There are so many. The traffic, the chaos, the way of being smart and trying to jump lines. Then the mother of course. The family in general but the relationship with the mother more than the family. In Italy now youngsters stay in their parents' home longer because there is no first employment ... and this forces the attachment with the mother and the cult of the mother that is there in Italy. And of course same thing in India ... It's weird, the relationship with the parents is stronger than the relationship with the wife.
It's amazing how the food can be different in the different parts of Italy and so is the case in India ... Punjabi food in the north, the Hyderabadi biryani or then maybe the Malabari food of coastal Kerala. They are completely different. And it's the same thing in Italy. If you have a Sicilian pasta it's nothing to do with risotto Milanese or osso buco.
Then the fact that they are both peninsulas and then the political situation. The Congress Party in India has dominated the political scene for years and years. In Italy this was the case with the Democrazia Cristiana (Christian Democrats) which in the after-war period ... governed Italy for maybe 40 years.
What about the differences?
Tea against coffee!
What did you most and least like about doing business in India?
People are what I liked most about doing business. I loved first of all their brain ... Secondly they can be humble but they can be extremely aggressive depending on the situation.

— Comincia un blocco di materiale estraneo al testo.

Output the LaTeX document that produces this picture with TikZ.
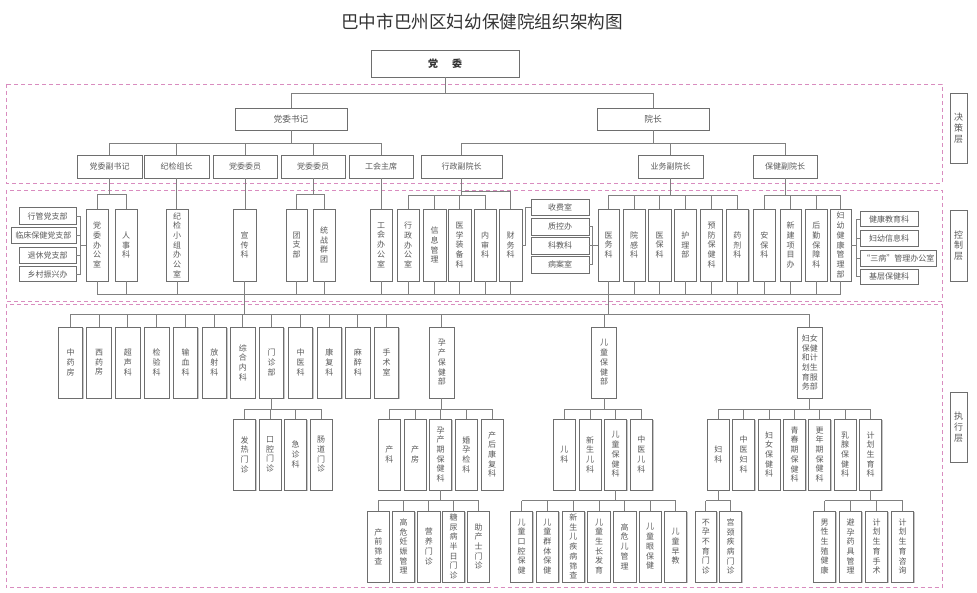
\documentclass[tikz,border=0pt]{standalone}
\usepackage{fontspec}
\setmainfont{Noto Sans CJK SC}
\usetikzlibrary{shadows}
\definecolor{pk}{HTML}{D98CBF}
\definecolor{lnc}{HTML}{808080}
\definecolor{bdc}{HTML}{6E6E6E}
\definecolor{txc}{HTML}{5A5A5A}
\newcommand\bx[6][]{\node[obox,#1,minimum width={#4-#2},minimum height={#5-#3}] (#6) at ({(#2+#4)/2},{(#3+#5)/2})}
\def\vt#1{\vtA#1\vtEnd}
\def\vtA#1#2\vtEnd{#1\ifx\relax#2\relax\else\\\vtA#2\vtEnd\fi}
\newcommand\brk[5]{%
 \draw[ln] (#1.south) -- (#1.south |- 0,#2);
 \draw[ln] (#3.north |- 0,#2) -- (#4.north |- 0,#2);
 \foreach \c in {#5}{\draw[ln] (\c.north) -- (\c.north |- 0,#2);}}
\newcommand\ubrk[4]{%
 \draw[ln] (#2.south |- 0,#1) -- (#3.south |- 0,#1);
 \foreach \c in {#4}{\draw[ln] (\c.south) -- (\c.south |- 0,#1);}}
\begin{document}
\begin{tikzpicture}[x=1pt,y=-1pt,
 obox/.style={draw=bdc,line width=0.7pt,fill=white,inner sep=0pt,text=txc,
   font=\fontsize{8}{9.7}\selectfont,
   drop shadow={shadow xshift=0.8pt,shadow yshift=-0.8pt,fill=black!22,opacity=1}},
 vbox/.style={align=center},
 bigtx/.style={font=\fontsize{8.7}{10}\selectfont},
 lbox/.style={align=center,font=\fontsize{9}{10.8}\selectfont},
 ln/.style={draw=lnc,line width=0.8pt},
 layer/.style={draw=pk,line width=0.9pt,dash pattern=on 4pt off 3pt}]
\useasboundingbox (0,0) rectangle (977,593);
% layers
\draw[layer] (6,84) rectangle (942,183);
\draw[layer] (6,190) rectangle (942,301);
\draw[layer] (6,304.5) rectangle (942,587);
\bx[lbox]{950}{93}{967}{163}{L1}{\vt{决策层}};
\bx[lbox]{950}{210}{967}{281}{L2}{\vt{控制层}};
\bx[lbox]{950}{392}{967}{462}{L3}{\vt{执行层}};
% title
\node[font=\fontsize{17.6}{20}\selectfont,text=black!80] (title) at (482,22) {巴中市巴州区妇幼保健院组织架构图};
% top
\bx[font=\bfseries\fontsize{10}{12}\selectfont,text=black!80]{371}{50}{519}{77}{dw}{党\hspace{14pt}委};
\bx[bigtx]{235}{108}{347}{130}{sj}{党委书记};
\bx[bigtx]{597}{108}{709}{130}{yz}{院长};
\bx{77}{155}{142}{178}{fsj}{党委副书记};
\bx{144}{155}{209}{178}{jj}{纪检组长};
\bx{213}{155}{277}{178}{wy1}{党委委员};
\bx{281}{155}{345}{178}{wy2}{党委委员};
\bx{349}{155}{413}{178}{gh}{工会主席};
\bx{421}{155}{502}{178}{xz}{行政副院长};
\bx{638}{155}{703}{178}{yw}{业务副院长};
\bx{753}{155}{817}{178}{bj}{保健副院长};
% control
\bx[vbox]{86}{209}{108}{281}{dwbgs}{\vt{党委办公室}};
\bx[vbox]{115}{209}{137}{281}{rsk}{\vt{人事科}};
\bx[vbox]{166}{209}{188}{281}{jjbgs}{\vt{纪检小组办公室}};
\bx[vbox]{233}{209}{256}{281}{xck}{\vt{宣传科}};
\bx[vbox]{286}{209}{307}{281}{tzb}{\vt{团支部}};
\bx[vbox]{313}{209}{335}{281}{tzqt}{\vt{统战群团}};
\bx[vbox]{370}{209}{392}{281}{ghbgs}{\vt{工会办公室}};
\bx[vbox]{397}{209}{419}{281}{xzbgs}{\vt{行政办公室}};
\bx[vbox]{423}{209}{446}{281}{xxgl}{\vt{信息管理}};
\bx[vbox]{448}{209}{471}{281}{yxzb}{\vt{医学装备科}};
\bx[vbox]{474}{209}{496}{281}{nsk}{\vt{内审科}};
\bx[vbox]{499}{209}{522}{281}{cwk}{\vt{财务科}};
\bx[vbox]{598}{209}{619}{281}{ywk}{\vt{医务科}};
\bx[vbox]{623}{209}{645}{281}{ygk}{\vt{院感科}};
\bx[vbox]{648}{209}{671}{281}{ybk}{\vt{医保科}};
\bx[vbox]{674.5}{209}{696}{281}{hlb}{\vt{护理部}};
\bx[vbox]{700.7}{209}{722.5}{281}{yfbj}{\vt{预防保健科}};
\bx[vbox]{726}{209}{748.7}{281}{yjk}{\vt{药剂科}};
\bx[vbox]{753}{209}{775.6}{281}{abk}{\vt{安保科}};
\bx[vbox]{780}{209}{801}{281}{xjxm}{\vt{新建项目办}};
\bx[vbox]{805.6}{209}{827}{281}{hqbz}{\vt{后勤保障科}};
\bx[vbox]{830}{209}{851}{281}{fyjk}{\vt{妇幼健康管理部}};
% small boxes
\bx{19}{207.7}{76}{224.3}{xgdzb}{行管党支部};
\bx{11}{227.7}{76}{243.7}{lcbj}{临床保健党支部};
\bx{19}{247}{76}{263}{txdzb}{退休党支部};
\bx{19}{266.3}{76}{281.7}{xczx}{乡村振兴办};
\bx{531}{199}{589}{215.7}{sfs}{收费室};
\bx{531}{218}{589}{235}{zkb}{质控办};
\bx{531}{237.7}{589}{254}{kjk}{科教科};
\bx{531}{256.7}{589}{273}{bas}{病案室};
\bx{860}{211.7}{918}{226.7}{jkjy}{健康教育科};
\bx{860}{230.7}{918}{246}{fyxx}{妇幼信息科};
\bx{860}{250.5}{936.6}{266.5}{sbgl}{“三病”管理办公室};
\bx{860}{269.3}{918}{284.3}{jcbj}{基层保健科};
% execution level 1
\bx[vbox]{58.3}{327}{82.7}{398}{zyf}{\vt{中药房}};
\bx[vbox]{86.7}{327}{111.3}{398}{xyf}{\vt{西药房}};
\bx[vbox]{115.7}{327}{140}{398}{csk}{\vt{超声科}};
\bx[vbox]{144.3}{327}{169}{398}{jyk}{\vt{检验科}};
\bx[vbox]{173.3}{327}{197.7}{398}{sxk}{\vt{输血科}};
\bx[vbox]{202}{327}{226.7}{398}{fsk}{\vt{放射科}};
\bx[vbox]{230.7}{327}{255}{398}{zhnk}{\vt{综合内科}};
\bx[vbox]{259.3}{327}{283.7}{398}{mzb}{\vt{门诊部}};
\bx[vbox]{288.3}{327}{312.7}{398}{zyk}{\vt{中医科}};
\bx[vbox]{317}{327}{341.7}{398}{kfk}{\vt{康复科}};
\bx[vbox]{345.7}{327}{370}{398}{mzk}{\vt{麻醉科}};
\bx[vbox]{374.3}{327}{398.7}{398}{sss}{\vt{手术室}};
\bx[vbox]{429.3}{327}{454.3}{398}{ycbj}{\vt{孕产保健部}};
\bx[vbox]{591.7}{327}{616.3}{398}{etbj}{\vt{儿童保健部}};
\bx[vbox]{797.3}{327}{822.3}{398}{fnbj}{妇女\\保健\\和计\\划生\\育服\\务部};
% execution level 2
\bx[vbox]{233.3}{419}{255.7}{490}{frmz}{\vt{发热门诊}};
\bx[vbox]{259}{419}{281.3}{490}{kqmz}{\vt{口腔门诊}};
\bx[vbox]{284.3}{419}{306.7}{490}{jzk}{\vt{急诊科}};
\bx[vbox]{310}{419}{332.3}{490}{cdmz}{\vt{肠道门诊}};
\bx[vbox]{378.3}{419}{400.3}{490}{ck}{\vt{产科}};
\bx[vbox]{404}{419}{426}{490}{cf}{\vt{产房}};
\bx[vbox]{429.7}{419}{451.7}{490}{ycqbj}{\vt{孕产期保健科}};
\bx[vbox]{455.3}{419}{477.3}{490}{hyjk}{\vt{婚孕检科}};
\bx[vbox]{481}{419}{503.3}{490}{chkf}{\vt{产后康复科}};
\bx[vbox]{553.3}{419}{575.3}{490}{ek}{\vt{儿科}};
\bx[vbox]{579}{419}{601}{490}{xsek}{\vt{新生儿科}};
\bx[vbox]{604.7}{419}{626.7}{490}{etbjk}{\vt{儿童保健科}};
\bx[vbox]{630}{419}{652.7}{490}{zyek}{\vt{中医儿科}};
\bx[vbox]{707.3}{419}{729.3}{490}{fk}{\vt{妇科}};
\bx[vbox]{732.7}{419}{754.7}{490}{zyfk}{\vt{中医妇科}};
\bx[vbox]{758}{419}{780}{490}{fnbjk}{\vt{妇女保健科}};
\bx[vbox]{783.3}{419}{805.7}{490}{qcq}{\vt{青春期保健科}};
\bx[vbox]{808.7}{419}{830.7}{490}{gnq}{\vt{更年期保健科}};
\bx[vbox]{834}{419}{856}{490}{rx}{\vt{乳腺保健科}};
\bx[vbox]{859.3}{419}{881.7}{490}{jhsyk}{\vt{计划生育科}};
% execution level 3
\bx[vbox]{367.3}{511}{389.3}{582}{cqsc}{\vt{产前筛查}};
\bx[vbox]{392.7}{511}{414.7}{582}{gwrs}{\vt{高危妊娠管理}};
\bx[vbox]{417.7}{511}{440}{582}{yymz}{\vt{营养门诊}};
\bx[vbox]{442.7}{511}{464.7}{582}{tnb}{\vt{糖尿病半日门诊}};
\bx[vbox]{467.7}{511}{489.3}{582}{zcs}{\vt{助产士门诊}};
\bx[vbox]{510.3}{511}{532.7}{582}{etkq}{\vt{儿童口腔保健}};
\bx[vbox]{536}{511}{558.7}{582}{etqt}{\vt{儿童群体保健}};
\bx[vbox]{562}{511}{584.7}{582}{xsejb}{\vt{新生儿疾病筛查}};
\bx[vbox]{587.7}{511}{610.3}{582}{etsz}{\vt{儿童生长发育}};
\bx[vbox]{613.3}{511}{636}{582}{gwe}{\vt{高危儿管理}};
\bx[vbox]{639}{511}{661.3}{582}{etyb}{\vt{儿童眼保健}};
\bx[vbox]{664.3}{511}{686.7}{582}{etzj}{\vt{儿童早教}};
\bx[vbox]{695}{511}{716.7}{582}{byby}{\vt{不孕不育门诊}};
\bx[vbox]{719.3}{511}{741.7}{582}{gjjb}{\vt{宫颈疾病门诊}};
\bx[vbox]{813.3}{511}{835.7}{582}{nxsz}{\vt{男性生殖健康}};
\bx[vbox]{839.3}{511}{861.7}{582}{byyj}{\vt{避孕药具管理}};
\bx[vbox]{865.3}{511}{887.7}{582}{jhss}{\vt{计划生育手术}};
\bx[vbox]{891.3}{511}{913.7}{582}{jhzx}{\vt{计划生育咨询}};
% ---- connectors: decision layer
\brk{dw}{93}{sj}{yz}{sj,yz}
\brk{sj}{143}{fsj}{gh}{fsj,jj,wy1,wy2,gh}
\brk{yz}{143}{xz}{bj}{xz,yw,bj}
% ---- decision -> control
\brk{fsj}{194}{dwbgs}{rsk}{dwbgs,rsk}
\draw[ln] (jj.south) -- (jj.south |- jjbgs.north);
\draw[ln] (wy1.south) -- (wy1.south |- xck.north);
\brk{wy2}{194}{tzb}{tzqt}{tzb,tzqt}
\draw[ln] (gh.south) -- (gh.south |- ghbgs.north);
\brk{xz}{195}{xzbgs}{nsk}{xzbgs,xxgl,yxzb,nsk}
\draw[ln] (xz.south |- 0,191) -| (cwk.north);
\brk{yw}{195}{ywk}{yjk}{ywk,ygk,ybk,hlb,yfbj,yjk}
\brk{bj}{195}{abk}{fyjk}{abk,xjxm,hqbz,fyjk}
% side brackets
\coordinate (lb) at (80,245);
\draw[ln] (xgdzb.east) -- (xgdzb.east -| lb) -- (xczx.east -| lb) -- (xczx.east);
\draw[ln] (lcbj.east) -- (lcbj.east -| lb);
\draw[ln] (txdzb.east) -- (txdzb.east -| lb);
\draw[ln] (lb) -- (dwbgs.west);
\coordinate (cb) at (525.7,245);
\draw[ln] (cwk.east) -- (cb) |- (sfs.west);
\coordinate (mb) at (592.7,245);
\draw[ln] (zkb.east) -- (zkb.east -| mb) -- (bas.east -| mb) -- (bas.east);
\draw[ln] (kjk.east) -- (ywk.west |- kjk.east);
\coordinate (rb) at (856,245);
\draw[ln] (fyjk.east) -- (rb);
\draw[ln] (jkjy.west) -- (jkjy.west -| rb) -- (jcbj.west -| rb) -- (jcbj.west);
\draw[ln] (fyxx.west) -- (fyxx.west -| rb);
\draw[ln] (sbgl.west) -- (sbgl.west -| rb);
% control bottom line
\ubrk{294}{dwbgs}{fyjk}{dwbgs,rsk,jjbgs,xck,tzb,tzqt,ghbgs,xzbgs,xxgl,yxzb,nsk,cwk,ywk,ygk,ybk,hlb,yfbj,yjk,abk,xjxm,hqbz,fyjk}
\draw[ln] (xck.south |- 0,294) -- (xck.south |- 0,314);
\draw[ln] (ywk.south |- 0,294) -- (ywk.south |- 0,314);
% execution
\draw[ln] (zyf.north |- 0,314) -- (fnbj.north |- 0,314);
\foreach \c in {zyf,xyf,csk,jyk,sxk,fsk,zhnk,mzb,zyk,kfk,mzk,sss,ycbj,etbj,fnbj}{\draw[ln] (\c.north) -- (\c.north |- 0,314);}
\brk{mzb}{409}{frmz}{cdmz}{frmz,kqmz,jzk,cdmz}
\brk{ycbj}{409}{ck}{chkf}{ck,cf,ycqbj,hyjk,chkf}
\brk{etbj}{409}{ek}{zyek}{ek,xsek,etbjk,zyek}
\brk{fnbj}{409}{fk}{jhsyk}{fk,zyfk,fnbjk,qcq,gnq,rx,jhsyk}
\brk{ycqbj}{500.7}{cqsc}{zcs}{cqsc,gwrs,yymz,tnb,zcs}
\brk{etbjk}{500.7}{etkq}{etzj}{etkq,etqt,xsejb,etsz,gwe,etyb,etzj}
\brk{fk}{500.7}{byby}{gjjb}{byby,gjjb}
\brk{jhsyk}{500.7}{nxsz}{jhzx}{nxsz,byyj,jhss,jhzx}
\end{tikzpicture}
\end{document}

What I notice is that normally they still have a little bit of respect for the colonial and the white skin ... whereas at times with their colleagues there can be really no mercy. If they have to climb up they can do anything to show they are the best and better. And the competitiveness - it's not a healthy kind of competition, at times it can even be nasty. But they are really smart people and really hard workers. I've never seen people working like 60 hours a week and no Saturday, no Sunday (off) - whenever is needed. It's really this dedication to work which I found extremely positive'.